| HOME >> BIOLOGY >> TECHNOLOGY |
CAMBRIDGE, Mass. (Nov. 3, 2008) When Albrecht Durer and other Renaissance artists painstakingly etched images onto plates, swabbed ink into the fine grooves and transferred the images to paper with a press, they never could have guessed that centuries later the same technique would uncover the secrets of human cells.
Whitehead Institute and Massachusetts Institute of Technology researchers have borrowed a technique from such "intaglio" printing to create snapshots describing the behavior of immune cell populations at a moment in time.
The work may aid vaccine research and eventually lead to clinical devices that change the way physicians diagnose and treat infection and disease, suggests J. Christopher Love, a former postdoctoral associate in the lab of Whitehead Member Hidde Ploegh and now an MIT assistant professor of chemical engineering.

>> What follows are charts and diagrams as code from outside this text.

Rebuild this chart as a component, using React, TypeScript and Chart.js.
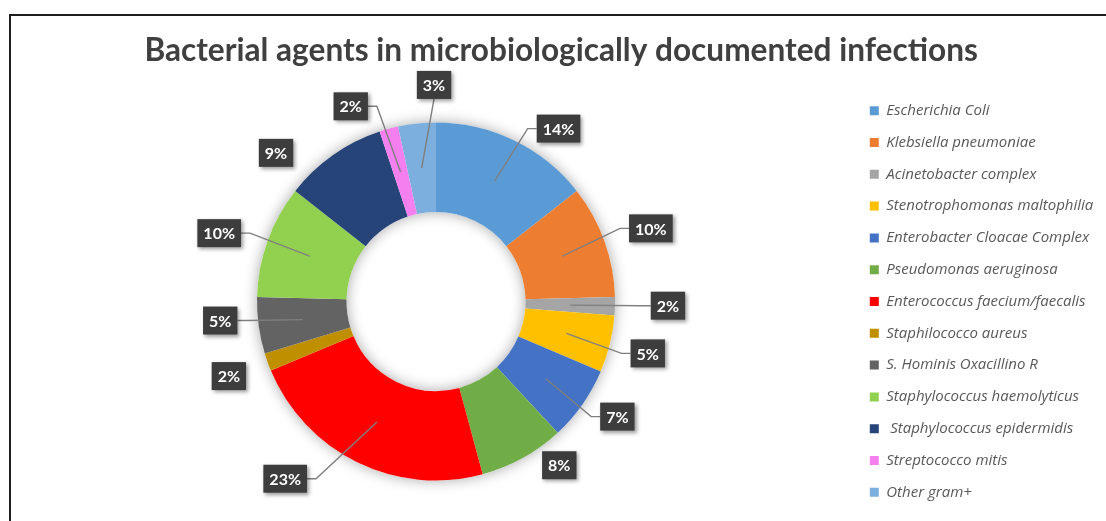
import React, { useEffect, useRef } from "react";
import { Chart, registerables } from "chart.js";

Chart.register(...registerables);

const W = 1106;
const H = 521;

const titleText = "Bacterial agents in microbiologically documented infections";

const categories = [
  "Escherichia Coli",
  "Klebsiella pneumoniae",
  "Acinetobacter complex",
  "Stenotrophomonas maltophilia",
  "Enterobacter Cloacae Complex",
  "Pseudomonas aeruginosa",
  "Enterococcus faecium/faecalis",
  "Staphilococco aureus",
  "S. Hominis Oxacillino R",
  "Staphylococcus haemolyticus",
  " Staphylococcus epidermidis",
  "Streptococco mitis",
  "Other gram+",
];

// share of documented infections (%)
const shares = [14.4, 10.2, 1.65, 5.15, 6.7, 7.7, 22.9, 1.6, 5.1, 10.2, 9.3, 1.7, 3.4];

const sliceColors = [
  "#5B9BD5",
  "#ED7D31",
  "#A5A5A5",
  "#FFC000",
  "#4472C4",
  "#70AD47",
  "#FF0000",
  "#BF8F00",
  "#636363",
  "#92D050",
  "#264478",
  "#F47FEF",
  "#7CAFDD",
];

const LEGEND_FONT = { family: "'Open Sans'", size: 15, style: "italic" as const };
const LEGEND_PAD = 16.8;
const LEGEND_BOX = 9;
const LEGEND_LEFT = 853;
const PAD_LEFT = 19;

const framePlugin = {
  id: "frame",
  beforeDraw(chart: any) {
    const ctx = chart.ctx;
    ctx.save();
    ctx.strokeStyle = "#1e1e1e";
    ctx.lineWidth = 2;
    ctx.beginPath();
    ctx.moveTo(10, H + 5);
    ctx.lineTo(10, 15);
    ctx.lineTo(W + 5, 15);
    ctx.stroke();
    ctx.restore();
  },
};

const ringShadowPlugin = {
  id: "ringShadow",
  beforeDatasetsDraw(chart: any) {
    const meta = chart.getDatasetMeta(0);
    if (!meta.data.length) return;
    const p = meta.data[0].getProps(["x", "y", "innerRadius", "outerRadius"], true);
    const ctx = chart.ctx;
    ctx.save();
    ctx.shadowColor = "rgba(0,0,0,0.35)";
    ctx.shadowBlur = 14;
    ctx.fillStyle = "#ffffff";
    ctx.beginPath();
    ctx.arc(p.x, p.y, p.outerRadius, 0, Math.PI * 2);
    ctx.arc(p.x, p.y, p.innerRadius, Math.PI * 2, 0, true);
    ctx.closePath();
    ctx.fill("evenodd");
    ctx.restore();
  },
};

const boxLabelPlugin = {
  id: "boxLabels",
  afterDatasetsDraw(chart: any, _args: any, opts: any) {
    const meta = chart.getDatasetMeta(0);
    const data: number[] = chart.data.datasets[0].data;
    const total = data.reduce((a, b) => a + b, 0);
    const ctx = chart.ctx;
    meta.data.forEach((arc: any, i: number) => {
      const p = arc.getProps(["x", "y", "startAngle", "endAngle", "innerRadius", "outerRadius"], true);
      const mid = (p.startAngle + p.endAngle) / 2;
      const la = mid + (opts.angleShift[i] * Math.PI) / 180;
      const d = p.outerRadius * opts.distance[i];
      const cx = p.x + d * Math.cos(la);
      const cy = p.y + d * Math.sin(la);
      const text = Math.round((data[i] / total) * 100) + "%";
      ctx.save();
      ctx.font = "bold 16px Lato";
      const tw = ctx.measureText(text).width;
      const w = tw + 12;
      const h = 28;
      const left = cx - w / 2;
      const top = cy - h / 2;
      if (opts.leader[i]) {
        const rm = (p.innerRadius + p.outerRadius) / 2;
        const sx = p.x + rm * Math.cos(mid);
        const sy = p.y + rm * Math.sin(mid);
        ctx.strokeStyle = "#7f7f7f";
        ctx.lineWidth = 1.4;
        ctx.beginPath();
        ctx.moveTo(sx, sy);
        if (Math.abs(cx - p.x) < w) {
          ctx.lineTo(cx, cy < p.y ? top + h : top);
        } else if (cx > p.x) {
          ctx.lineTo(left - 9, cy);
          ctx.lineTo(left, cy);
        } else {
          ctx.lineTo(left + w + 9, cy);
          ctx.lineTo(left + w, cy);
        }
        ctx.stroke();
      }
      ctx.shadowColor = "rgba(0,0,0,0.4)";
      ctx.shadowBlur = 4;
      ctx.shadowOffsetX = 2;
      ctx.shadowOffsetY = 2;
      ctx.fillStyle = "#3d3d3d";
      ctx.fillRect(left, top, w, h);
      ctx.shadowColor = "transparent";
      ctx.fillStyle = "#ffffff";
      ctx.textAlign = "center";
      ctx.textBaseline = "middle";
      ctx.fillText(text, cx, cy + 1);
      ctx.restore();
    });
  },
};

export default function App() {
  const canvasRef = useRef<HTMLCanvasElement | null>(null);

  useEffect(() => {
    const canvas = canvasRef.current;
    if (!canvas) return;

    const mctx = document.createElement("canvas").getContext("2d")!;
    mctx.font = `italic ${LEGEND_FONT.size}px ${LEGEND_FONT.family}`;
    const maxText = Math.max(...categories.map((c) => mctx.measureText(c).width));
    const legendW = LEGEND_PAD + LEGEND_BOX + LEGEND_FONT.size / 2 + maxText + 10;
    const padRight = W - LEGEND_LEFT - legendW;

    const chart = new Chart(canvas, {
      type: "doughnut",
      data: {
        labels: categories,
        datasets: [
          {
            data: shares,
            backgroundColor: sliceColors,
            borderWidth: 0,
            hoverOffset: 0,
          },
        ],
      },
      options: {
        responsive: false,
        animation: false,
        radius: 179,
        cutout: "50%",
        layout: { padding: { left: PAD_LEFT, right: padRight, top: 0, bottom: 3 } },
        plugins: {
          title: {
            display: true,
            text: titleText,
            color: "#404040",
            font: { family: "Lato", size: 31.6, weight: "bold", lineHeight: 1.2 },
            padding: { top: 31.5, bottom: 15.6 },
          },
          legend: {
            position: "right",
            fullSize: false,
            align: "center",
            labels: {
              boxWidth: LEGEND_BOX,
              boxHeight: LEGEND_BOX,
              padding: LEGEND_PAD,
              color: "#595959",
              font: LEGEND_FONT,
            },
          },
          tooltip: { enabled: false },
          boxLabels: {
            angleShift: [9.4, 1, -0.5, 0, -2.7, -8, 14.3, 0, 2.7, -2.3, -12, -8.3, 5.6],
            distance: [1.184, 1.268, 1.296, 1.218, 1.2, 1.145, 1.3, 1.23, 1.21, 1.27, 1.22, 1.19, 1.21],
            leader: [true, true, true, true, true, false, true, false, true, true, false, true, true],
          },
        } as any,
      } as any,
      plugins: [framePlugin, ringShadowPlugin, boxLabelPlugin],
    });

    return () => chart.destroy();
  }, []);

  return (
    <div style={{ position: "fixed", left: 0, top: 0, width: W, height: H, background: "#fff", overflow: "hidden" }}>
      <canvas ref={canvasRef} width={W} height={H} style={{ display: "block" }} />
    </div>
  );
}
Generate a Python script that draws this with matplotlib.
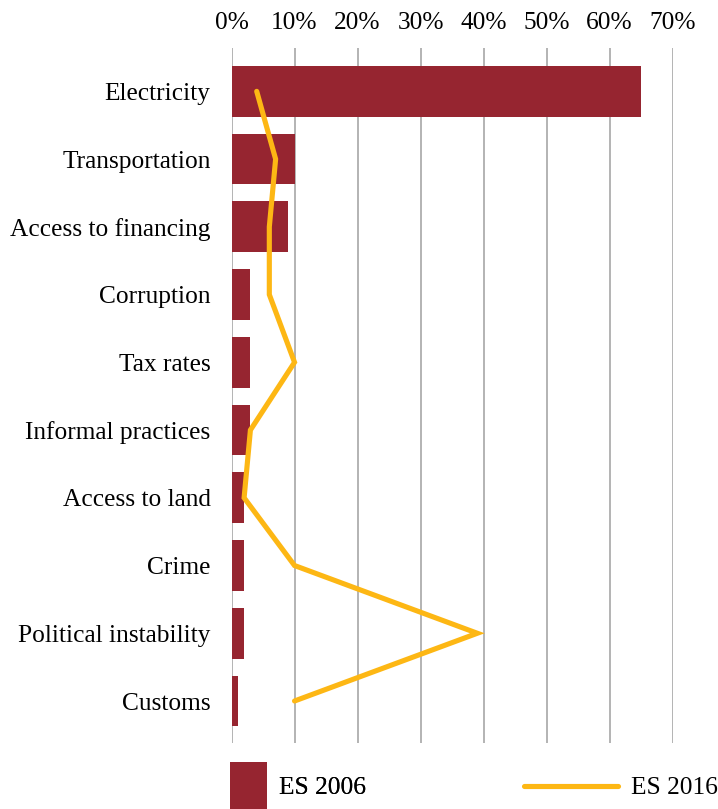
import matplotlib.pyplot as plt
from matplotlib.patches import Patch
from matplotlib.lines import Line2D
from matplotlib.ticker import PercentFormatter

# data
categories = ['Electricity', 'Transportation', 'Access to financing', 'Corruption',
              'Tax rates', 'Informal practices', 'Access to land', 'Crime',
              'Political instability', 'Customs']
es_2006 = [65, 10, 9, 3, 3, 3, 2, 2, 2, 1]
es_2016 = [4, 7, 6, 6, 10, 3, 2, 10, 39, 10]
x_ticks = [0, 10, 20, 30, 40, 50, 60, 70]

red = '#962530'
gold = '#FDB714'
fs = 18.3

plt.rcParams['font.family'] = ['Liberation Serif', 'DejaVu Serif']

fig = plt.figure(figsize=(7.18, 8.09), dpi=100)
ax = fig.add_axes([231.5 / 718, 1 - 743 / 809, (672.7 - 231.5) / 718, (743 - 48) / 809])

ypos = list(range(len(categories)))
ax.barh(ypos, es_2006, height=0.75, color=red, zorder=2)
ax.plot(es_2016, ypos, color=gold, lw=3.7, solid_capstyle='round',
        solid_joinstyle='miter', zorder=3)

ax.set_xlim(0, 70)
ax.set_ylim(9.62, -0.64)
ax.set_xticks(x_ticks)
ax.xaxis.set_major_formatter(PercentFormatter(decimals=0))
ax.xaxis.tick_top()
ax.set_yticks(ypos)
ax.set_yticklabels(categories)
ax.tick_params(axis='x', length=0, pad=10, labelsize=fs)
ax.tick_params(axis='y', length=0, pad=15, labelsize=fs)
ax.grid(axis='x', color='#b3b3b3', lw=1.4, zorder=0)
for s in ax.spines.values():
    s.set_visible(False)

# legend, one entry per series
bar_leg = fig.legend(handles=[Patch(facecolor=red, lw=0, label='ES 2006')],
                     loc='center left', bbox_to_anchor=(230 / 718, 1 - 786 / 809),
                     frameon=False, fontsize=fs, borderpad=0, borderaxespad=0,
                     handlelength=1.45, handleheight=2.55, handletextpad=0.48)
fig.add_artist(bar_leg)
fig.legend(handles=[Line2D([], [], color=gold, lw=3.7, solid_capstyle='round',
                           label='ES 2016')],
           loc='center left', bbox_to_anchor=(524 / 718, 1 - 788 / 809),
           frameon=False, fontsize=fs, borderpad=0, borderaxespad=0,
           handlelength=3.7, handletextpad=0.5)

fig.savefig('out.png', dpi=100)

For the first time, the method developed by Love and his colleagues lets researchers look at single white blood cells and measure specific characteristics of the antibodies they produce when the body is under attack.
The white blood cells called B cells can offer billions of combinations of antibodies that bind to bacteria, viruses or toxins, flagging the invaders for destruction. "There are no two cells with the exact same signature," notes Hidde Ploegh.
And neither is there much information about what combination of antibodies goes with what target, Ploegh adds. But isolating and keeping B cells alive long enough to investigate them is inefficient and time-consuming, and it has been impossible to fully correlate analyses of all the antibodies.
In recent years, biologists have begun to exploit a set of techniques, collectively called soft lithography, to transfer patterns of biological materials to microarrays, much as Renaissance artists transferred images to paper.
Love came up with a new twist on this idea: individual cells could make the ink.